Polyphasic Taxonomy/Microbial Informatics 1999 Research Accomplishments

1. Ribosome Database Project (RDP-II)

Over the past reporting period, RDP-II work concentrated in two areas: internal infrastructure enhancements and user updates. In the previous report, we identified upgraded curator tools as an important requirement to help RDP become up-to-date. We have implemented several GUI based curator editor tools as well as a first-generation system for automatically harvesting rRNA records from GenBank. This system takes as input GenBank's native asn.1 format. The first pass extracts rRNA sequence regions and outputs the data in an intermediate XML formate. Several filter programs further process the records, correcting common GenBank data problems, removing very small partial sequences, and sorting by type. A new loader program loads the resulting XML- formatted records. This filter based approach makes it easy to respond to changes in the data structure supplied by GenBank, a not uncommon occurrence. The produced XML documents conforms to a new custom XML dtd. We intend to us this format as a common intermediate for data from other sources and tools. We chose XML as a common intermediate data format because if its wide acceptance and availability of XML based tools.

We also used XML to develop a general framework for linking tools to the RDP data and are using this framework in-house with several java GUI curation tools. One such tool links the database to the ae2 multiple sequence alignment editor. The user is presented with a phylogenetic-hierarchical view of the available sequences and can choose any subset for editing. The second GUI tool allows the user to graphically edit the RDP's taxonomic hierarchy. Both rearrangements and additions to the hierarchy, as well as changes to selected sequence attributes can be made using a 'point and click' approach. These tools communicate with an intermediate server that supplies both the hierarchical view and sequence data in an XML format. These (and other planned) curator tools require long transactions, potentially lasting hours. To ensure data consistency, the intermediate XML server implements a strict on-demand check-out paradigm for data from the DBMS. We chose the strict (pessimistic) check-out mode of operation because of the difficulty of merging multiple versions of some of our data types. With our relatively small curatorial staff, this has worked well. Eventually, we expect to move some end-user (read only) tools to the same XML intermediate server framework.

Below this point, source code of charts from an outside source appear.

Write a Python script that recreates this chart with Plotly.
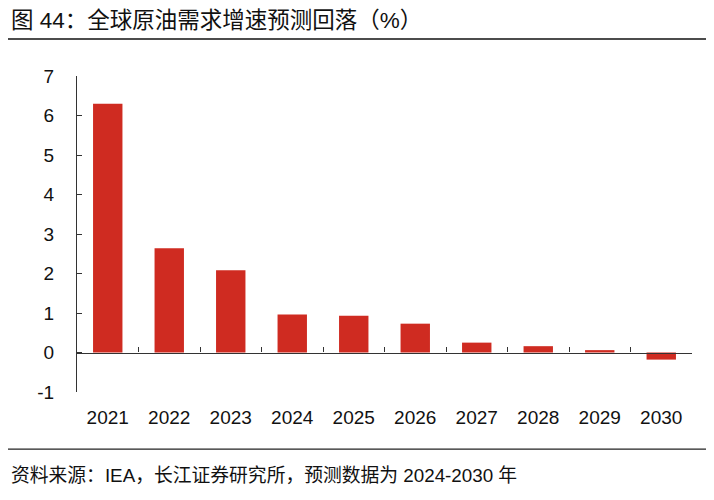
import plotly.graph_objects as go

years = ["2021", "2022", "2023", "2024", "2025", "2026", "2027", "2028", "2029", "2030"]
growth = [6.3, 2.64, 2.08, 0.96, 0.93, 0.73, 0.25, 0.16, 0.06, -0.18]
yticks = [-1, 0, 1, 2, 3, 4, 5, 6, 7]
ytick_labels = ["-1", "0", "1", "2", "3", "4", "5", "6", "7"]

title_text = "图 44：全球原油需求增速预测回落（%）"
source_text = "资料来源：IEA，长江证券研究所，预测数据为 2024-2030 年"

FONT = "Arial, Liberation Sans, Noto Sans CJK SC, sans-serif"
BAR_COLOR = "#CF2B21"

# the page body adds an 8px offset; work in reference-pixel coordinates
OFF = 8
W, H = 714 - OFF, 500 - OFF
plot_left, plot_right, plot_top, plot_bottom = 77, 692, 76, 392.3
L = plot_left - OFF
T = plot_top - OFF
R = 714 - plot_right
B = 500 - plot_bottom
pw = W - L - R
ph = H - T - B

y_min, y_max = -1, 7

fig = go.Figure()
fig.add_trace(go.Bar(
    x=years, y=growth, marker=dict(color=BAR_COLOR, line=dict(width=0)),
    width=0.478, hoverinfo="x+y",
))
# invisible trace so the zero-line axis with boundary ticks is drawn
fig.add_trace(go.Scatter(
    x=years, y=[0] * len(years), xaxis="x2", mode="markers",
    marker=dict(opacity=0), hoverinfo="skip", showlegend=False,
))

zero_pos = (0 - y_min) / (y_max - y_min)

fig.update_layout(
    width=W, height=H,
    margin=dict(l=L, r=R, t=T, b=B, pad=0),
    paper_bgcolor="white", plot_bgcolor="white",
    showlegend=False,
    font=dict(family=FONT, size=19, color="#111111"),
    xaxis=dict(
        type="category", categoryarray=years, range=[-0.5, 9.5],
        showline=False, ticks="", showgrid=False, zeroline=False,
        tickfont=dict(size=19, color="#111111"),
        ticklabelstandoff=12,
    ),
    xaxis2=dict(
        type="category", categoryarray=years, range=[-0.5, 9.5],
        overlaying="x", anchor="free", position=zero_pos, side="bottom",
        showline=True, linecolor="#333333", linewidth=1.3,
        ticks="inside", tickson="boundaries", ticklen=5, tickwidth=1.3, tickcolor="#333333",
        showticklabels=False, showgrid=False, zeroline=False,
    ),
    yaxis=dict(
        range=[y_min, y_max], tickvals=yticks, ticktext=ytick_labels,
        showline=True, linecolor="#333333", linewidth=1.3,
        ticks="inside", ticklen=5, tickwidth=1.3, tickcolor="#333333",
        showgrid=False, zeroline=False,
        tickfont=dict(size=19, color="#111111"),
        ticklabelstandoff=18,
    ),
)

def px_to_paper_x(px):
    return (px - OFF - L) / pw

def px_to_paper_y(py):
    return (H - B - (py - OFF)) / ph

fig.add_shape(type="line", xref="paper", yref="paper",
              x0=px_to_paper_x(0), x1=px_to_paper_x(708),
              y0=px_to_paper_y(39), y1=px_to_paper_y(39),
              line=dict(color="#111111", width=1.6))
fig.add_shape(type="line", xref="paper", yref="paper",
              x0=px_to_paper_x(0), x1=px_to_paper_x(708),
              y0=px_to_paper_y(449.5), y1=px_to_paper_y(449.5),
              line=dict(color="#222222", width=1.4))

fig.add_annotation(text=title_text, xref="paper", yref="paper",
                   x=px_to_paper_x(9), y=px_to_paper_y(20),
                   xanchor="left", yanchor="middle", showarrow=False,
                   font=dict(size=22.5, color="#111111", family=FONT))
fig.add_annotation(text=source_text, xref="paper", yref="paper",
                   x=px_to_paper_x(9), y=px_to_paper_y(476),
                   xanchor="left", yanchor="middle", showarrow=False,
                   font=dict(size=18.8, color="#111111", family=FONT))

fig.write_html("out.html")
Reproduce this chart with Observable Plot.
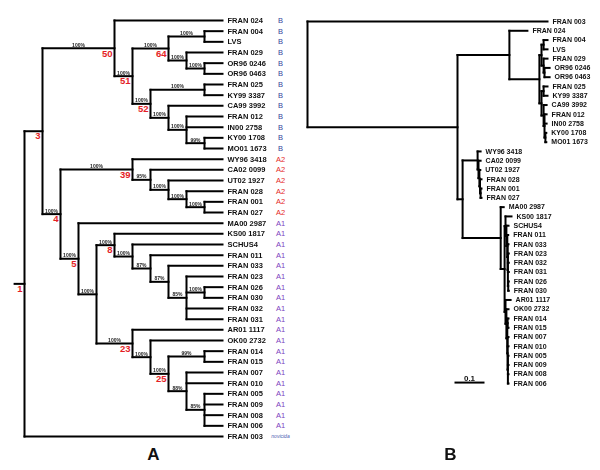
<!DOCTYPE html>
<html><head><meta charset="utf-8">
<script src="https://cdn.jsdelivr.net/npm/d3@7"></script>
<script src="https://cdn.jsdelivr.net/npm/@observablehq/plot@0.6"></script>
<style>
body{margin:0;background:#fff;}
#wrap{position:relative;width:600px;height:470px;overflow:hidden;}
#wrap > div{position:absolute;top:0;width:300px;height:470px;}
svg{display:block;}
.mono{position:absolute;top:0;left:0;filter:grayscale(1);}
</style>
</head><body>
<div id="wrap"><div id="ta" style="left:0px"></div><div id="tb" style="left:300px"></div></div>
<script>
// ---------- DATA ----------
// Tree A (cladogram): internal labels "support|node id"
const cladeB_A = "(FRAN 024,(((FRAN 004,LVS)100%,(FRAN 029,(OR96 0246,OR96 0463)100%)100%)100%|64,((FRAN 025,KY99 3387)100%,(CA99 3992,(FRAN 012,IN00 2758,(KY00 1708,MO01 1673)99%)100%)100%)100%|52)100%|51)100%|50";
const cladeA2_A = "(WY96 3418,(CA02 0099,(UT02 1927,(FRAN 028,(FRAN 001,FRAN 027)100%)100%)100%)95%)100%|39";
const cladeA1_A = "(MA00 2987,((KS00 1817,(SCHUS4,(FRAN 011,(FRAN 033,(FRAN 023,(FRAN 026,FRAN 030)100%,FRAN 032,FRAN 031)85%)87%)87%)100%)100%|8,(AR01 1117,(OK00 2732,((FRAN 014,FRAN 015)99%,(FRAN 007,FRAN 010,(FRAN 005,FRAN 009,FRAN 008,FRAN 006)85%)88%)100%|25)100%)100%|23)100%)100%|5";
const newickA = "((" + cladeB_A + ",(" + cladeA2_A + "," + cladeA1_A + ")100%|4)|3,FRAN 003)|1;";

// Subtype of each leaf of tree A, top to bottom
const classesA = ["B","B","B","B","B","B","B","B","B","B","B","B","B",
  "A2","A2","A2","A2","A2","A2",
  "A1","A1","A1","A1","A1","A1","A1","A1","A1","A1","A1","A1","A1","A1","A1","A1","A1","A1","A1","A1",
  "novicida"];
const classNames = ["B","A2","A1","novicida"];
const classColors = ["#33459c","#e41e26","#7b3fc0","#4a5cb0"];

// Tree B (phylogram, branch lengths in substitutions/site)
const cladeB_B = "(FRAN 024:0.06,(((FRAN 004:0.013,LVS:0.013):0.007,(FRAN 029:0.013,(OR96 0246:0.017,OR96 0463:0.017):0.003):0.007):0.007,((FRAN 025:0.013,KY99 3387:0.013):0.007,(CA99 3992:0.01,(FRAN 012:0.007,IN00 2758:0.007,(KY00 1708:0.003,MO01 1673:0.003):0.003):0.003):0.007):0.007):0.1):0.173";
const cladeA2_B = "(WY96 3418:0.01,(CA02 0099:0.007,(UT02 1927:0.003,(FRAN 028:0.005,(FRAN 001:0.003,FRAN 027:0.003):0.002):0.002):0.003):0.003):0.05";
const cladeA1_B = "(MA00 2987:0.01,((KS00 1817:0.02,(SCHUS4:0.007,(FRAN 011:0.003,(FRAN 033:0.003,(FRAN 023:0.003,FRAN 032:0.003,FRAN 031:0.003,(FRAN 026:0.002,FRAN 030:0.002):0.001):0.001):0.001):0.003):0.003):0.003,(AR01 1117:0.017,(OK00 2732:0.007,((FRAN 014:0.003,FRAN 015:0.003):0.001,(FRAN 007:0.003,FRAN 010:0.003,(FRAN 005:0.002,FRAN 009:0.002,FRAN 008:0.002,FRAN 006:0.002):0.001):0.001):0.003):0.003):0.003):0.013):0.127";
const newickB = "(FRAN 003:0.8,(" + cladeB_B + ",(" + cladeA2_B + "," + cladeA1_B + "):0.017):0.5);";
const scaleBarValue = 0.1;
const panelLabels = ["A","B"];

// ---------- PARSE / LAYOUT ----------
function parseNewick(s) {
  let i = 0;
  function node() {
    const n = {children: []};
    if (s[i] === "(") {
      i++;
      n.children.push(node());
      while (s[i] === ",") { i++; n.children.push(node()); }
      i++;
    }
    let lab = "";
    while (i < s.length && !",():;".includes(s[i])) lab += s[i++];
    lab = lab.trim();
    if (s[i] === ":") {
      i++; let num = "";
      while (i < s.length && !",();".includes(s[i])) num += s[i++];
      n.length = +num;
    }
    if (n.children.length) {
      const [sup, id] = lab.split("|");
      n.support = sup || ""; n.id = id || "";
    } else n.name = lab;
    return n;
  }
  return node();
}
function layout(root, useLengths) {
  let leaf = 0;
  const nodes = [];
  (function visit(n, parent, acc) {
    n.parent = parent;
    n.x = acc;
    if (!n.children.length) { n.y = leaf++; n.height = 0; }
    else {
      n.children.forEach(c => visit(c, n, acc + (c.length || 0)));
      n.y = (n.children[0].y + n.children[n.children.length - 1].y) / 2;
      n.height = 1 + d3.max(n.children, c => c.height);
    }
    nodes.push(n);
  })(root, null, 0);
  if (!useLengths) nodes.forEach(n => n.x = root.height - n.height);
  const segs = [];
  nodes.forEach(n => {
    if (n.parent) segs.push({x1: n.parent.x, x2: n.x, y1: n.y, y2: n.y});
    if (n.children.length) segs.push({x1: n.x, x2: n.x, y1: n.children[0].y, y2: n.children[n.children.length - 1].y});
  });
  return {nodes, segs, leaves: nodes.filter(n => !n.children.length).sort((a, b) => a.y - b.y),
          internal: nodes.filter(n => n.children.length)};
}

const FONT = "'Liberation Sans', Arial, Helvetica, sans-serif";
const RED = "#e41e26";

// ---------- TREE A ----------
const rootA = parseNewick(newickA);
const A = layout(rootA, false);
A.leaves.forEach((d, i) => { d.cls = classesA[i]; d.color = classColors[classNames.indexOf(classesA[i])]; });
A.segs.push({x1: rootA.x - 0.55, x2: rootA.x, y1: rootA.y, y2: rootA.y}); // root stem

const scalesA = {
  width: 300, height: 470, margin: 0,
  x: {domain: [0, rootA.height], range: [24, 222], axis: null},
  y: {domain: [0, A.leaves.length - 1], range: [20, 436], axis: null},
  color: {type: "identity"}
};
const plotA = Plot.plot({
  ...scalesA,
  style: {fontFamily: FONT, background: "white", overflow: "visible"},
  marks: [
    Plot.link(A.segs, {x1: "x1", y1: "y1", x2: "x2", y2: "y2", stroke: "black", strokeWidth: 2, strokeLinecap: "square"}),
    Plot.text(A.leaves.filter(d => d.cls !== "novicida"), {x: "x", y: "y", text: "cls", dx: 58, textAnchor: "middle", fontSize: 7.5, fill: "color"}),
    Plot.text(A.leaves.filter(d => d.cls === "novicida"), {x: "x", y: "y", text: "cls", dx: 58, textAnchor: "middle", fontSize: 5, fontStyle: "italic", fill: "color"}),
    Plot.text(A.internal.filter(d => d.id), {x: "x", y: "y", text: "id", textAnchor: "end", lineAnchor: "top", dx: -2, dy: 1.5, fontSize: 9.5, fontWeight: "bold", fill: RED}),
    Plot.text([panelLabels[0]], {frameAnchor: "bottom", dx: 3, dy: -11, fontSize: 17, fontWeight: "bold", fill: "#111"})
  ]
});
// black text layer (same scales) drawn on top
const plotAText = Plot.plot({
  ...scalesA,
  style: {fontFamily: FONT, background: "transparent", overflow: "visible"},
  marks: [
    Plot.text(A.leaves, {x: "x", y: "y", text: "name", dx: 5, textAnchor: "start", fontSize: 7.5, fontWeight: "bold", fill: "#111"}),
    Plot.text(A.internal.filter(d => d.support), {x: d => (d.parent.x + d.x) / 2, y: "y", text: "support", lineAnchor: "bottom", dy: -1.5, fontSize: 5, fontWeight: "bold", fill: "#222"})
  ]
});
plotAText.classList.add("mono");
document.getElementById("ta").append(plotA, plotAText);

// ---------- TREE B ----------
const rootB = parseNewick(newickB);
const B = layout(rootB, true);
const scaleBar = [{x1: 0.49, x2: 0.49 + scaleBarValue, y: B.leaves.length - 1.1, label: String(scaleBarValue)}];

const plotB = Plot.plot({
  width: 300, height: 470, margin: 0,
  x: {domain: [0, 1], range: [7, 307], axis: null},
  y: {domain: [0, B.leaves.length - 1], range: [21, 383], axis: null},
  style: {fontFamily: FONT, background: "white", overflow: "visible"},
  marks: [
    Plot.link(B.segs, {x1: "x1", y1: "y1", x2: "x2", y2: "y2", stroke: "black", strokeWidth: 2, strokeLinecap: "square"}),
    Plot.text(B.leaves, {x: "x", y: "y", text: "name", dx: 5, textAnchor: "start", fontSize: 7, fontWeight: "bold", fill: "#111"}),
    Plot.link(scaleBar, {x1: "x1", x2: "x2", y1: "y", y2: "y", stroke: "black", strokeWidth: 2}),
    Plot.text(scaleBar, {x: d => (d.x1 + d.x2) / 2, y: "y", text: "label", lineAnchor: "bottom", dy: -2, fontSize: 8, fontWeight: "bold", fill: "#111"}),
    Plot.text([panelLabels[1]], {frameAnchor: "bottom", dy: -11, fontSize: 17, fontWeight: "bold", fill: "#111"})
  ]
});
plotB.style.filter = "grayscale(1)";
document.getElementById("tb").append(plotB);
</script>
</body></html>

In addition to the new curatorial tools, we made a number of modifications to our website. Many of these are not directly visible to the end-user, involving an internal rearrangement of the website structure. Changes directly enhancing the site for the users include a new, easier to use, hierarchical tool for sequence selection, and enhancement to the interfaces of the existing programs. The sequence selection tool produces straight html, an important consideration because of the variety of browsers utilized by our users. However, the tool appears dynamic because custom pages are produced on demand to fulfill opening, closing, and selection requests. This tool can be used either to select sequences for downloading or for inclusion in other analysis functions.

From the user perspective, the most important enhancement was our new 7.1 data release on September 17th, 1999. For this release, we concentrated on becoming up-to-date in sequences for bacterial type material. These sequences provide an important framework linking phylogeny and taxonomy. As such they are the most critical sequences for enhancing RDP's usefulness for end users. In addition to capturing over 1100 additional sequences, we identified other sequences in our alignments as coming from type material, and updated the nomenclature of all bacterial sequences to reflect recent name changes. This new release contains 3324 bacterial and archeal type sequences representing 2460 separate species.

In early 1999, the RDP solicited user comments via a user survey. Most users felt that RDP-II should devote more resources to prokaryotic small subunit sequences, and that RDP-II could improve by releasing data in a more timely manner.